Éric Chevillard, riche vieillard ?

    Il met la dernière main, mine de rien, à son soixante-dixième roman. Il a quatre vingt dix-neuf ans, est entouré d’honneurs et couvert de jeunes filles (à moins que ce ne soit l’inverse) et de femmes moins jeunes mais plus expertes encore dans le déduit. Tu es parvenu à tes fins, hein ?

Mine de rien, il va publier son soixante-dixième roman, plus beau et plus drôle que tous les précédents, Maintenant roule. Il avait songé à Maintenant rouge, ou Maintenant rousse, mais c’est plus amusant comme cela. Les titres l’obsèdent de plus en plus, mais il refuse de l’avouer, de crainte que l’on ne pense qu’il joue les divas. Il est resté plus simple d’abord que jamais, et mystérieux aussi, à sa façon.

Depuis Vieille barbe, publié en 2039, il n’a plus un poil sur le caillou.

Depuis La Lune pour ne rien dire, publié en 2045, il n’a plus vraiment décroché de sa console de jeux intersidérale.

Depuis Gamin, au panier !, publié en 2021, et dans lequel il se risquait, par le biais d’une métaphore sportive, à critiquer la politique d’émigration choisie du gouvernement de centre-droit dirigé par Marine Le Pen, on ne lui parle plus trop de politique, et lui non plus n’en est pas très friand.

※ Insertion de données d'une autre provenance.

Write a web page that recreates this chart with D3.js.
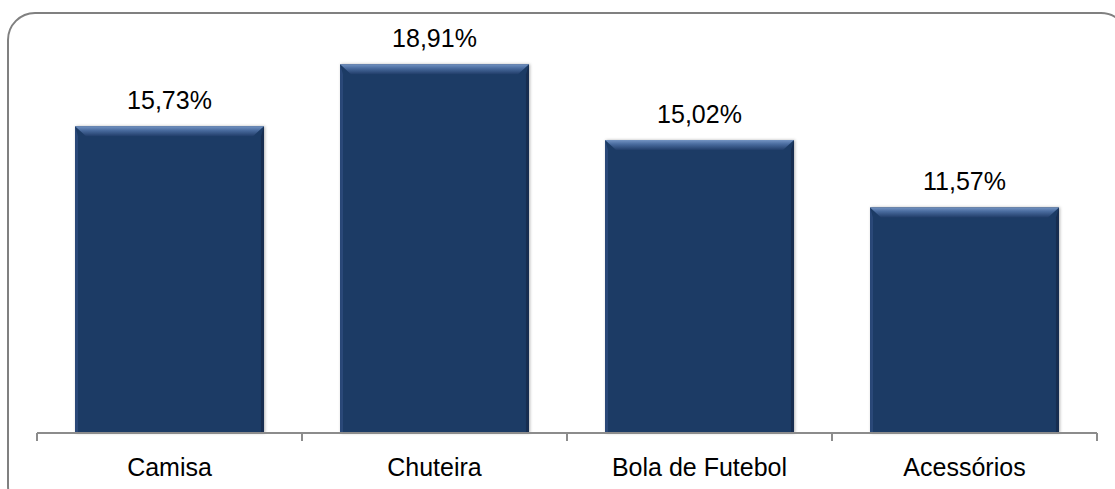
<!DOCTYPE html>
<html>
<head>
<meta charset="utf-8">
<script src="https://cdn.jsdelivr.net/npm/d3@7"></script>
<style>
  html, body { margin: 0; padding: 0; background: #fff; }
  svg text { font-family: "Liberation Sans", Arial, sans-serif; fill: #000; }
</style>
</head>
<body>
<svg id="chart" width="1115" height="489"></svg>
<script>
// Participação por categoria de produto
const categories = ["Camisa", "Chuteira", "Bola de Futebol", "Acessórios"];
const values = [15.73, 18.91, 15.02, 11.57];
const valueLabels = ["15,73%", "18,91%", "15,02%", "11,57%"];

const svg = d3.select("#chart");

// Rounded frame around the chart
svg.append("rect")
  .attr("x", 8).attr("y", 13)
  .attr("width", 1120).attr("height", 500)
  .attr("rx", 27).attr("ry", 27)
  .attr("fill", "none")
  .attr("stroke", "#808080")
  .attr("stroke-width", 2);

const plot = { left: 37, right: 1097, top: 43, bottom: 433 };

const x = d3.scaleBand()
  .domain(categories)
  .range([plot.left, plot.right])
  .paddingInner(0.287)
  .paddingOuter(0.1435);

const y = d3.scaleLinear()
  .domain([0, 20])
  .range([plot.bottom, plot.top]);

const defs = svg.append("defs");

const topGrad = defs.append("linearGradient")
  .attr("id", "topBevel").attr("x1", 0).attr("y1", 0).attr("x2", 0).attr("y2", 1);
topGrad.append("stop").attr("offset", "0%").attr("stop-color", "#7393c2");
topGrad.append("stop").attr("offset", "40%").attr("stop-color", "#4a6c9f");
topGrad.append("stop").attr("offset", "100%").attr("stop-color", "#213d69");

const shadow = defs.append("filter").attr("id", "barShadow")
  .attr("x", "-10%").attr("y", "-10%").attr("width", "120%").attr("height", "120%");
shadow.append("feDropShadow")
  .attr("dx", 1).attr("dy", 0).attr("stdDeviation", 1.6)
  .attr("flood-color", "#000").attr("flood-opacity", 0.3);

const bevel = 10, side = 3;

const bars = svg.append("g").selectAll("g")
  .data(categories.map((c, i) => ({ c, v: values[i], label: valueLabels[i] })))
  .join("g");

bars.append("rect")
  .attr("x", d => x(d.c))
  .attr("y", d => y(d.v))
  .attr("width", x.bandwidth())
  .attr("height", d => y(0) - y(d.v))
  .attr("fill", "#1f3b65")
  .attr("filter", "url(#barShadow)");

// left edge highlight
bars.append("path")
  .attr("d", d => {
    const x0 = x(d.c), y0 = y(d.v), y1 = y(0);
    return `M${x0},${y0}L${x0 + side},${y0 + bevel}L${x0 + side},${y1}L${x0},${y1}Z`;
  })
  .attr("fill", "#2a4878");

// right edge shade
bars.append("path")
  .attr("d", d => {
    const x1 = x(d.c) + x.bandwidth(), y0 = y(d.v), y1 = y(0);
    return `M${x1},${y0}L${x1 - side},${y0 + bevel}L${x1 - side},${y1}L${x1},${y1}Z`;
  })
  .attr("fill", "#172d50");

// top bevel
bars.append("path")
  .attr("d", d => {
    const x0 = x(d.c), x1 = x0 + x.bandwidth(), y0 = y(d.v);
    return `M${x0},${y0}L${x1},${y0}L${x1 - side - 8},${y0 + bevel}L${x0 + side + 8},${y0 + bevel}Z`;
  })
  .attr("fill", "url(#topBevel)");

// value labels
bars.append("text")
  .attr("x", d => x(d.c) + x.bandwidth() / 2)
  .attr("y", d => y(d.v) - 17)
  .attr("text-anchor", "middle")
  .attr("font-size", 25)
  .text(d => d.label);

// category axis
const axisG = svg.append("g");
axisG.append("line")
  .attr("x1", plot.left).attr("x2", plot.right)
  .attr("y1", plot.bottom).attr("y2", plot.bottom)
  .attr("stroke", "#8c8c8c").attr("stroke-width", 2);

const boundaries = [plot.left].concat(categories.map(c => x(c) + x.bandwidth() / 2 + x.step() / 2));
axisG.selectAll("line.tick")
  .data(boundaries)
  .join("line")
  .attr("class", "tick")
  .attr("x1", d => d).attr("x2", d => d)
  .attr("y1", plot.bottom).attr("y2", plot.bottom + 8)
  .attr("stroke", "#8c8c8c").attr("stroke-width", 2);

axisG.selectAll("text")
  .data(categories)
  .join("text")
  .attr("x", d => x(d) + x.bandwidth() / 2)
  .attr("y", 476)
  .attr("text-anchor", "middle")
  .attr("font-size", 25)
  .text(d => d);
</script>
</body>
</html>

D’ailleurs, qui s’y risque encore ?

Depuis Les Stratagèmes de la pierre précieuse, publié en 2033, il n’a cessé de parler d’or, ce qui le changeait de ses braquages de jeune homme.

Depuis Zoziau aveugle, publié en 2057, sa vue s’est encore améliorée, et il peut écrire de plus belle sur l’œuvre des peintres aimés.

On ne sait plus très bien combien il touche chaque année en droits de traduction, d’adaptation à l’écran. Ça n’intéresse pas grand monde, car le bougre sait se faire oublier. Mais les premiers mots de Maintenant roule, des dizaines de milliers de groupies sont prêts à les boire à même ses lèvres, et au fond de son œil malicieux on devine encore l’amusement que procurent, dans son esprit, ce grand malentendu qui se prolonge.